商社員の夫と共に赴任した中国、雲南省。通訳として雇った美しい少数民族出身の娘は私と結婚したいと言い出した。少数民族の風習に則り結婚した私達は、夫と3人で一つ家に暮らし始めるが…。女性同士の結婚がもたらす人間関係の微妙な揺れ、中国の奥地に今も息づく、四千年の歴史を持つ茶葉の味わいを描く。
(村田喜代子)1945年福岡県生まれ。『鍋の中』 で芥川賞、『白い山』 で女流文学賞、『真夜中の自転車』 で平林たい子賞受賞。主な著書に 『花野』 『蕨野行』 『十二のトイレ』 など。

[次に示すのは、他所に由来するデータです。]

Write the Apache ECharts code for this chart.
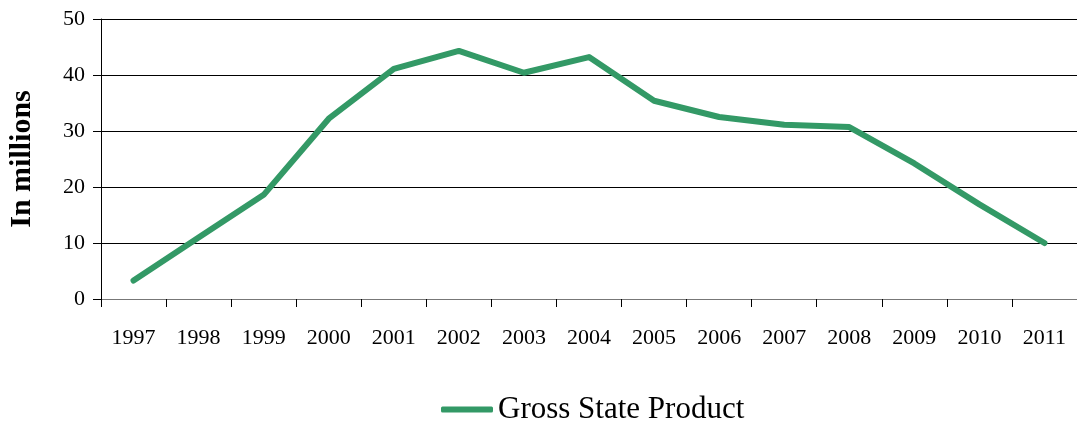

久々に小説らしい小説だった。数奇な運命を通して夫婦、人と人のつながりを描いた作品。中国の少数民族の風習も知ることができ大変興味深い。夫婦とは何か、夫と妻の考え方とはここまで違うのか、と考えさせられる。
少数民族の風習にのっとり
『妻』 を娶った敦子が、帰国する際に妻である英姫を連れて行きたがった気持ちはよく分かる、敦子にとって既に英姫は
『自分の一部』 になってしまっていたのだ。妻は自分の一部…こういう考え方は夫(男性)的なのか、妻(女性)的なのか、それも考えさせられる。
しかしこうした女が妻を娶る、という奇妙な風習はやはり中国、雲南という秘境の地であってこそ成り立つ関係であり、英姫の取った行動も敦子の諦めも当然仕方のないことなのだろう。
構成も見事。物語は初老の敦子が昔を回想することで語られているが、雲南での暮らしを思い出すきっかけとなったのも、敦子のボランティア先で出会った講師の男性が語った、彼の夢に出てきたという異国の家族の話という箇所。男性は夢の中のことであったのに生々しく、忘れられないのだと言う。
同様にして敦子にとっても雲南での暮らし、英姫との結婚生活は夢のようであったのだが、現実であったのだ。それが美しくも儚くも、悲しくもある。